# Points on a graph (tangent line finding)

• May 30th 2009, 10:07 AM
hemi
Points on a graph (tangent line finding)
How can I determine the point(s), if any, at which the graph of the function has a horizontal tangent line?

Given: \$\displaystyle y=x^2+2x\$

Any help is welcomed :)
• May 30th 2009, 10:36 AM
ursa
Quote:

Originally Posted by hemi
How can I determine the point(s), if any, at which the graph of the function has a horizontal tangent line?
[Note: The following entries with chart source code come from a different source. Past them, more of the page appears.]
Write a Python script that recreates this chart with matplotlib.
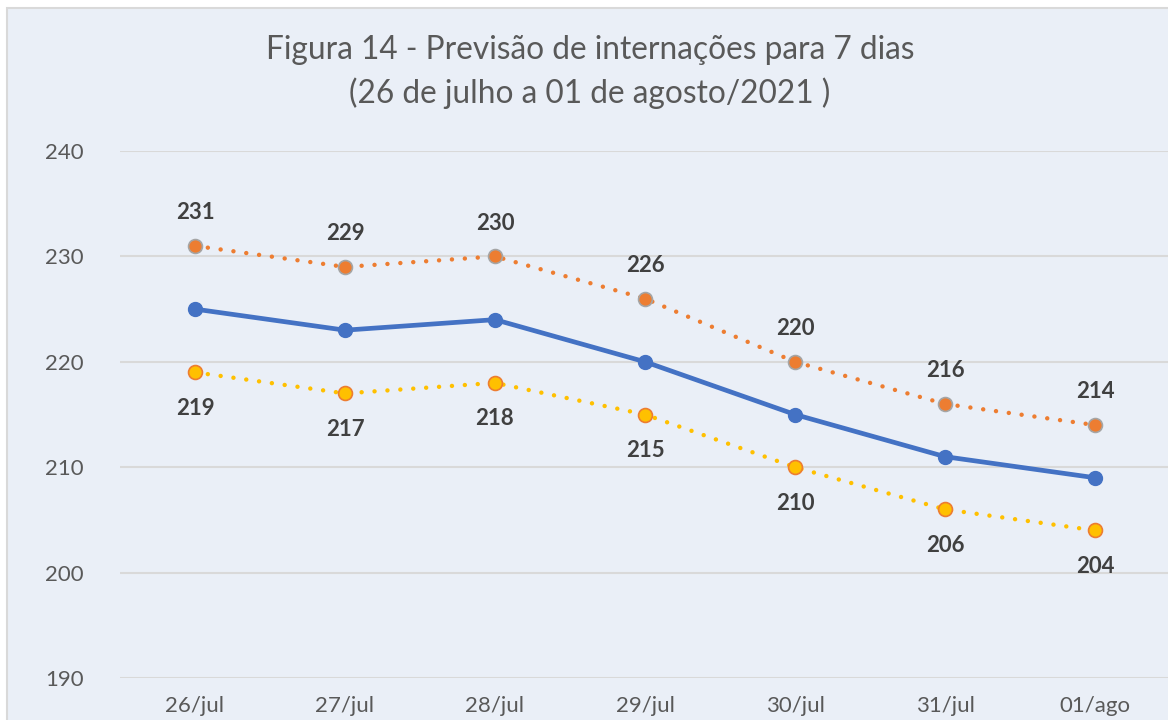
import numpy as np
import matplotlib.pyplot as plt
from matplotlib.patches import Rectangle

plt.rcParams['font.family'] = ['Lato', 'DejaVu Sans']

dias = ['26/jul', '27/jul', '28/jul', '29/jul', '30/jul', '31/jul', '01/ago']
previsao = [225, 223, 224, 220, 215, 211, 209]
superior = [231, 229, 230, 226, 220, 216, 214]
inferior = [219, 217, 218, 215, 210, 206, 204]

bg = '#EAEFF7'
fig = plt.figure(figsize=(11.68, 7.2), dpi=100)
fig.patch.set_facecolor('white')
# chart area frame (cropped at right and bottom)
fig.patches.append(Rectangle((7/1168, -0.1), 1.2, (720-8)/720 + 0.1,
                             transform=fig.transFigure, facecolor=bg,
                             edgecolor='#D9D9D9', linewidth=1.5, zorder=-10))

ax = fig.add_axes([120/1168, (720-678)/720, 1050/1168, (678-151)/720])
ax.set_zorder(1)
ax.patch.set_alpha(0)
x = np.arange(len(dias))

dots = (0, (0.01, 2.9))
ax.plot(x, superior, linestyle=dots, dash_capstyle='round', color='#ED7D31',
        linewidth=3.2, marker='o', markersize=10, markerfacecolor='#ED7D31',
        markeredgecolor='#A5A5A5', markeredgewidth=1.2, zorder=3)
ax.plot(x, previsao, linestyle='-', color='#4472C4', linewidth=3.4, marker='o',
        markersize=10, markerfacecolor='#4472C4', markeredgecolor='#4472C4', zorder=4)
ax.plot(x, inferior, linestyle=dots, dash_capstyle='round', color='#FFC000',
        linewidth=3.2, marker='o', markersize=10, markerfacecolor='#FFC000',
        markeredgecolor='#ED7D31', markeredgewidth=1.2, zorder=3)

for xi, v in zip(x, superior):
    ax.annotate(str(v), (xi, v), xytext=(0, 24), textcoords='offset points',
                ha='center', va='center', fontsize=16, fontweight='bold', color='#404040')
for xi, v in zip(x, inferior):
    ax.annotate(str(v), (xi, v), xytext=(0, -26), textcoords='offset points',
                ha='center', va='center', fontsize=16, fontweight='bold', color='#404040')

ax.set_xlim(-0.5, 6.5)
ax.set_ylim(190, 240)
ax.set_yticks(np.arange(190, 241, 10))
ax.set_xticks(x)
ax.set_xticklabels(dias)
ax.tick_params(axis='both', length=0, labelsize=16, colors='#595959')
ax.tick_params(axis='x', pad=13)
ax.tick_params(axis='y', pad=26)
ax.grid(axis='y', color='#D9D9D9', linewidth=1.5)
ax.set_axisbelow(True)
for s in ax.spines.values():
    s.set_visible(False)

fig.text(590/1168, 1 - 72/720, 'Figura 14 - Previsão de internações para 7 dias\n(26 de julho a 01 de agosto/2021 )',
         ha='center', va='center', fontsize=22.8, color='#595959', linespacing=1.45)

fig.savefig('out.png', dpi=100, facecolor=fig.get_facecolor())
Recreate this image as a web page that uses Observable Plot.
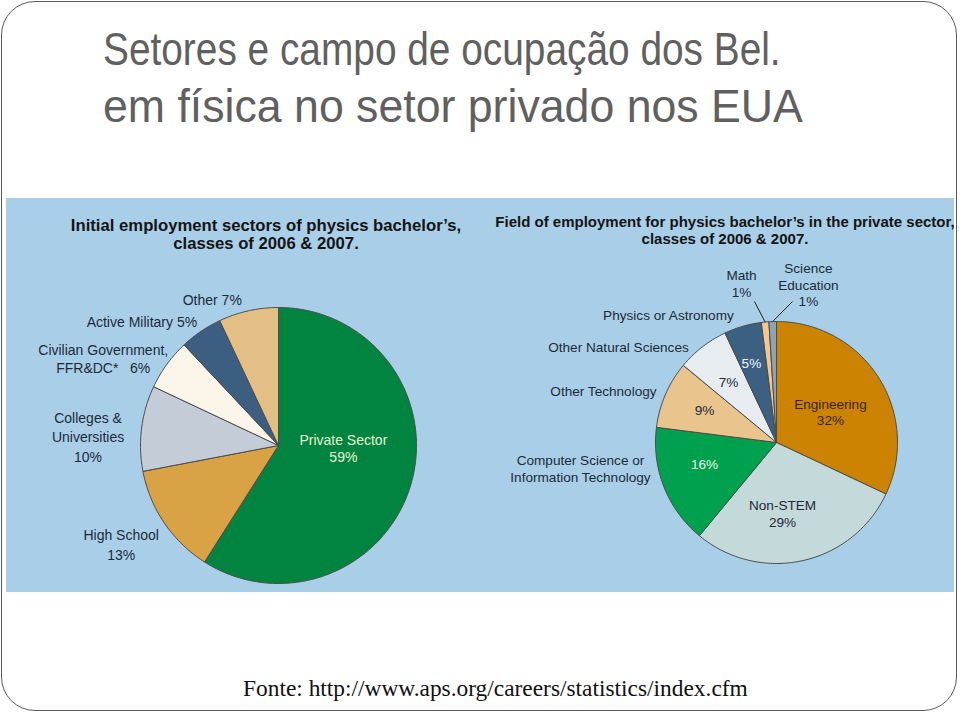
<!DOCTYPE html>
<html>
<head>
<meta charset="utf-8">
<script src="https://cdn.jsdelivr.net/npm/d3@7"></script>
<script src="https://cdn.jsdelivr.net/npm/@observablehq/plot@0.6"></script>
<style>
  html, body { margin: 0; padding: 0; background: #ffffff; }
  body { width: 960px; height: 714px; position: relative; overflow: hidden; }
  #slide { position: absolute; left: 1px; top: 1px; width: 954px; height: 708px;
           border: 1.5px solid #5a5a5a; border-radius: 34px; }
  #title { position: absolute; left: 103px; top: 20px; margin: 0; white-space: nowrap;
           font-family: "Liberation Sans Narrow", "Arial Narrow", "Liberation Sans", sans-serif;
           font-weight: normal; font-size: 47px; line-height: 57px; color: #606060; }
  #title span { display: block; transform-origin: 0 0; }
  #title .l1 { transform: scaleX(0.826); }
  #title .l2 { transform: scaleX(0.95); }
  #charts { position: absolute; left: 6px; top: 198px; display: flex; }
  #charts svg { display: block; }
  #caption { position: absolute; left: 243px; top: 675px; margin: 0; white-space: nowrap;
             font-family: "Liberation Serif", "DejaVu Serif", serif; font-size: 23.4px; color: #111; }
</style>
</head>
<body>
<div id="slide"></div>
<h1 id="title"><span class="l1">Setores e campo de ocupação dos Bel.</span><span class="l2">em física no setor privado nos EUA</span></h1>
<div id="charts"></div>
<p id="caption">Fonte: http://www.aps.org/careers/statistics/index.cfm</p>
<script>
// ---- data: left pie (initial employment sectors) ----
const sectorCategories = ["Private Sector", "High School", "Colleges & Universities",
  "Civilian Government, FFR&DC*", "Active Military", "Other"];
const sectorValues = [59, 13, 10, 6, 5, 7];
const sectorLabels = ["Private Sector\n59%", "High School\n13%", "Colleges &\nUniversities\n10%",
  "Civilian Government,\nFFR&DC*   6%", "Active Military 5%", "Other 7%"];
const sectorTitle = "Initial employment sectors of physics bachelor\u2019s,\nclasses of 2006 & 2007.";

// ---- data: right pie (field of employment in private sector) ----
const fieldCategories = ["Engineering", "Non-STEM", "Computer Science or Information Technology",
  "Other Technology", "Other Natural Sciences", "Physics or Astronomy", "Math", "Science Education"];
const fieldValues = [32, 29, 16, 9, 7, 5, 1, 1];
const fieldTitle = "Field of employment for physics bachelor\u2019s in the private sector,\nclasses of 2006 & 2007.";

// ---- styles ----
const sectorColors = ["#00843f", "#d9a345", "#c4cdd7", "#fbf4e8", "#3c5f81", "#e4bf85"];
const fieldColors = ["#cc8302", "#c4d9d9", "#00a14e", "#e9c48d", "#e7ecf0", "#3b6082", "#f1c88f", "#8fa3b6"];
const panelBg = "#a9cfe8";
const labelColor = "#1c2a38";

// label layout (in pie-radius units, relative to the pie centre; y up)
const sectorLabelLayout = [
  {dx: 0.47, dy: -0.02, fill: "#e6f4d6"},
  {dx: -1.14, dy: -0.71, lh: 1.4},
  {dx: -1.38, dy: 0.07, lh: 1.4},
  {dx: -1.27, dy: 0.63},
  {dx: -0.99, dy: 0.90},
  {dx: -0.48, dy: 1.06}
];
const fieldLabelLayout = [
  {text: "Engineering\n32%", dx: 0.446, dy: 0.256, fill: "#3a2300"},
  {text: "Non-STEM\n29%", dx: 0.05, dy: -0.583},
  {text: "16%", dx: -0.595, dy: -0.174, fill: "#e8f6e4"},
  {text: "9%", dx: -0.595, dy: 0.273},
  {text: "7%", dx: -0.397, dy: 0.504},
  {text: "5%", dx: -0.207, dy: 0.661, fill: "#f2f6fa"},
  {text: "Computer Science or\nInformation Technology", dx: -1.62, dy: -0.211},
  {text: "Other Technology", dx: -1.43, dy: 0.43},
  {text: "Other Natural Sciences", dx: -1.306, dy: 0.793},
  {text: "Physics or Astronomy", dx: -0.893, dy: 1.058},
  {text: "Math\n1%", dx: -0.289, dy: 1.318, leader: 6, lx: -0.182, ly: 1.165},
  {text: "Science\nEducation\n1%", dx: 0.264, dy: 1.306, leader: 7, lx: 0.132, ly: 1.165}
];

function slicePoints(cats, vals) {
  const total = d3.sum(vals);
  let acc = 0;
  return cats.map((c, i) => {
    const a0 = acc / total * 2 * Math.PI;
    acc += vals[i];
    const a1 = acc / total * 2 * Math.PI;
    const n = Math.max(2, Math.ceil((a1 - a0) / (Math.PI / 180)));
    const pts = [{key: c, x: 0, y: 0}];
    for (let k = 0; k <= n; k++) {
      const a = a0 + (a1 - a0) * k / n;
      pts.push({key: c, x: Math.sin(a), y: Math.cos(a)});
    }
    pts.push({key: c, x: 0, y: 0});
    return {key: c, mid: (a0 + a1) / 2, pts};
  });
}

function pie({cats, vals, colors, width, height, cx, cy, r, title, titleSize, titleDx, titleDy, labels, labelSize}) {
  const sl = slicePoints(cats, vals);
  const marks = sl.map((s, i) => Plot.line(s.pts, {x: "x", y: "y", fill: colors[i],
    stroke: "#4b4b4b", strokeWidth: 1, strokeLinejoin: "round"}));
  marks.push(Plot.text([title], {frameAnchor: "top", dx: titleDx, dy: titleDy, lineAnchor: "top",
    text: d => d, fontSize: titleSize, fontWeight: "bold", fill: "#141414", lineHeight: 1.12,
    fontFamily: "Liberation Sans, Arial, sans-serif"}));
  labels.forEach(l => {
    marks.push(Plot.text([l], {x: "dx", y: "dy", text: "text", fontSize: labelSize, fill: l.fill || labelColor,
      lineHeight: l.lh || 1.22, fontFamily: "Liberation Sans, Arial, sans-serif"}));
    if (l.leader != null) {
      const m = sl[l.leader].mid;
      marks.push(Plot.link([l], {x1: "lx", y1: "ly", x2: () => Math.sin(m) * 1.0, y2: () => Math.cos(m) * 1.0,
        stroke: "#222", strokeWidth: 1}));
    }
  });
  return Plot.plot({
    width, height, margin: 0,
    style: {background: panelBg, overflow: "visible"},
    x: {domain: [-cx / r, (width - cx) / r], axis: null},
    y: {domain: [-(height - cy) / r, cy / r], axis: null},
    marks
  });
}

const leftLabels = sectorLabels.map((t, i) => ({text: t, ...sectorLabelLayout[i]}));

const charts = document.getElementById("charts");
charts.append(pie({cats: sectorCategories, vals: sectorValues, colors: sectorColors,
  width: 485, height: 394, cx: 272, cy: 247, r: 138,
  title: sectorTitle, titleSize: 16.7, titleDx: 17, titleDy: 19, labels: leftLabels, labelSize: 14}));
charts.append(pie({cats: fieldCategories, vals: fieldValues, colors: fieldColors,
  width: 463, height: 394, cx: 285, cy: 244, r: 121,
  title: fieldTitle, titleSize: 15, titleDx: 2, titleDy: 17, labels: fieldLabelLayout, labelSize: 13.6}));
</script>
</body>
</html>
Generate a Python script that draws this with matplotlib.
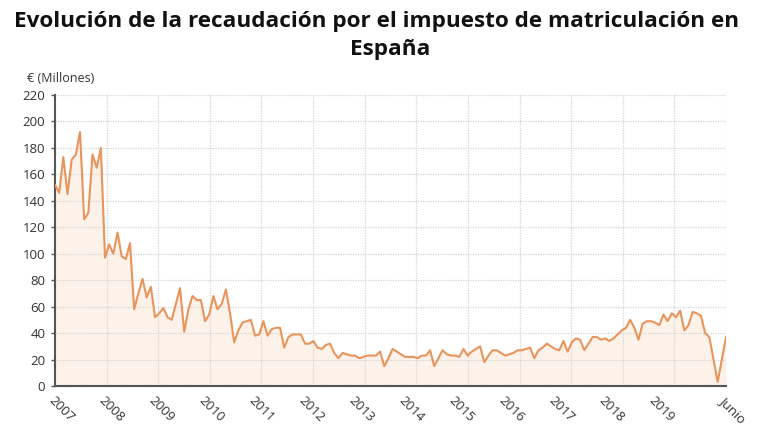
import numpy as np
import matplotlib
matplotlib.use("Agg")
import matplotlib.pyplot as plt

plt.rcParams['font.family'] = ['Open Sans', 'DejaVu Sans']

# Monthly revenue (million EUR), Jan 2007 .. Jun 2020
v2007 = [152, 146, 173, 145, 171, 175, 192, 126, 131, 175, 165, 180]
v2008 = [97, 107, 100, 116, 98, 96, 108, 58, 70, 81, 67, 75]
v2009 = [52, 55, 59, 52, 50, 62, 74, 41, 58, 68, 65, 65]
v2010 = [49, 54, 68, 58, 62, 73, 55, 33, 42, 48, 49, 50]
v2011 = [38, 39, 49, 38, 43, 44, 44, 29, 37, 39, 39, 39]
v2012 = [32, 32, 34, 29, 28, 31, 32, 25, 21, 25, 24, 23]
v2013 = [23, 21, 22, 23, 23, 23, 26, 15, 21, 28, 26, 24]
v2014 = [22, 22, 22, 21, 23, 23, 27, 15, 21, 27, 24, 23]
v2015 = [23, 22, 28, 23, 26, 28, 30, 18, 23, 27, 27, 25]
v2016 = [23, 24, 25, 27, 27, 28, 29, 21, 27, 29, 32, 30]
v2017 = [28, 27, 34, 26, 33, 36, 35, 27, 32, 37, 37, 35]
v2018 = [36, 34, 36, 39, 42, 44, 50, 44, 35, 47, 49, 49]
v2019 = [48, 46, 54, 49, 55, 52, 57, 42, 46, 56, 55, 53]
v2020 = [40, 37, 20, 3, 20, 37]

values = np.array(v2007 + v2008 + v2009 + v2010 + v2011 + v2012 + v2013 +
                  v2014 + v2015 + v2016 + v2017 + v2018 + v2019 + v2020, dtype=float)
months = np.arange(len(values))

tick_labels = ['2007', '2008', '2009', '2010', '2011', '2012', '2013',
               '2014', '2015', '2016', '2017', '2018', '2019', 'Junio']
tick_pos = [12 * i for i in range(13)] + [len(values) - 1]

line_color = '#E8945A'
fill_color = '#FDF2EA'
text_color = '#333333'

fig = plt.figure(figsize=(7.8, 4.4), dpi=100)
ax = fig.add_axes([55 / 780, 1 - 386 / 440, (726 - 55) / 780, (386 - 95) / 440])

ax.fill_between(months, values, 0, color=fill_color, zorder=1, linewidth=0)
ax.plot(months, values, color=line_color, lw=1.5, zorder=3)

ax.set_xlim(0, len(values) - 1)
ax.set_ylim(0, 220)
ax.set_yticks(np.arange(0, 221, 20))

# grid
for gx in np.linspace(0, len(values) - 1, 14)[1:]:
    ax.axvline(gx, color='#d4d4d4', lw=0.9, ls=(0, (1, 1)), zorder=2)
for gy in np.arange(20, 221, 20):
    ax.axhline(gy, color='#d4d4d4', lw=0.9, ls=(0, (1, 1)), zorder=2)

ax.set_xticks(tick_pos)
ax.set_xticklabels(tick_labels, rotation=-45, ha='left', va='top',
                   rotation_mode='anchor', fontsize=9.5, color=text_color)
ax.tick_params(axis='x', length=0, pad=6)
ax.tick_params(axis='y', length=3, width=1, color='#555555', labelsize=9.5,
               labelcolor=text_color, pad=4)

for s in ['top', 'right']:
    ax.spines[s].set_visible(False)
ax.spines['left'].set_color('#555555')
ax.spines['left'].set_linewidth(1.5)
ax.spines['bottom'].set_color('#555555')
ax.spines['bottom'].set_linewidth(1.5)
ax.spines['bottom'].set_linestyle((0, (1, 0.6)))

fig.text(27 / 780, 1 - 78 / 440, '€ (Millones)', fontsize=9, color=text_color,
         ha='left', va='center')

fig.text(377 / 780, 1 - 22 / 440, 'Evolución de la recaudación por el impuesto de matriculación en',
         fontsize=16.2, fontweight='bold', ha='center', va='center', color='#111111')
fig.text(390 / 780, 1 - 50 / 440, 'España', fontsize=16.2, fontweight='bold',
         ha='center', va='center', color='#111111')

fig.savefig('out.png', dpi=100, facecolor='white')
Given: \$\displaystyle y=x^2+2x\$

Any help is welcomed :)

hi hemi
you will get dy/dx. it is the slope of the tangent.
since in the question it has asked for horizontal line,means tangent parellel to x axis.
therefore, its slope will be zero.
put dy/dx=0
and get the value of x
put this value in the function and get the value of y.

thank you
• May 30th 2009, 01:15 PM
hemi
Quote:

Originally Posted by ursa
hi hemi
you will get dy/dx. it is the slope of the tangent.
since in the question it has asked for horizontal line,means tangent parellel to x axis.
therefore, its slope will be zero.
put dy/dx=0
and get the value of x
put this value in the function and get the value of y.

thank you

Hi,

Thanks for your post -- I'm still a bit confused though, the majority of this stuff is new to me - can you show me how I'd go about doing what you said so I can see and try to learn by examples? (This is how I learn best :))

Thanks!
• May 30th 2009, 01:33 PM
ursa
Quote:

Originally Posted by hemi
Hi,

Thanks for your post -- I'm still a bit confused though, the majority of this stuff is new to me - can you show me how I'd go about doing what you said so I can see and try to learn by examples? (This is how I learn best :))

Thanks!

hi hemi
y=2*x+x^2
dy/dx=2+2*x. this is the slope of the tangent.
since tangent is parellel to x-axis therefore
dy/dx=0
=> 2+2*x=0
=> x=-1
put this value in function to get the value of y
=> y=-1
therefore, the point on the function at which tangent of the function will be horizontal is (-1,-1).

Thank You
• May 31st 2009, 07:16 AM
HallsofIvy
You could have done this, by the way, without using Calculus. This is a quadratic function so its graph is a vertical parabola. A tangent line will be horizontal only at its vertex. And we can get the vertex by completing the square: \$\displaystyle y= x^2+ 2x= x^2+ 2x+ 1- 1= (x+1)^2- 1\$. For x= -1 we have \$\displaystyle y= 0^2+ 1= 1\$. For any other value of x, x+ 1 is NOT 0 so \$\displaystyle (x+ 1)^2\$ is positive and y is greater than 1. (-1, 1) is the vertex.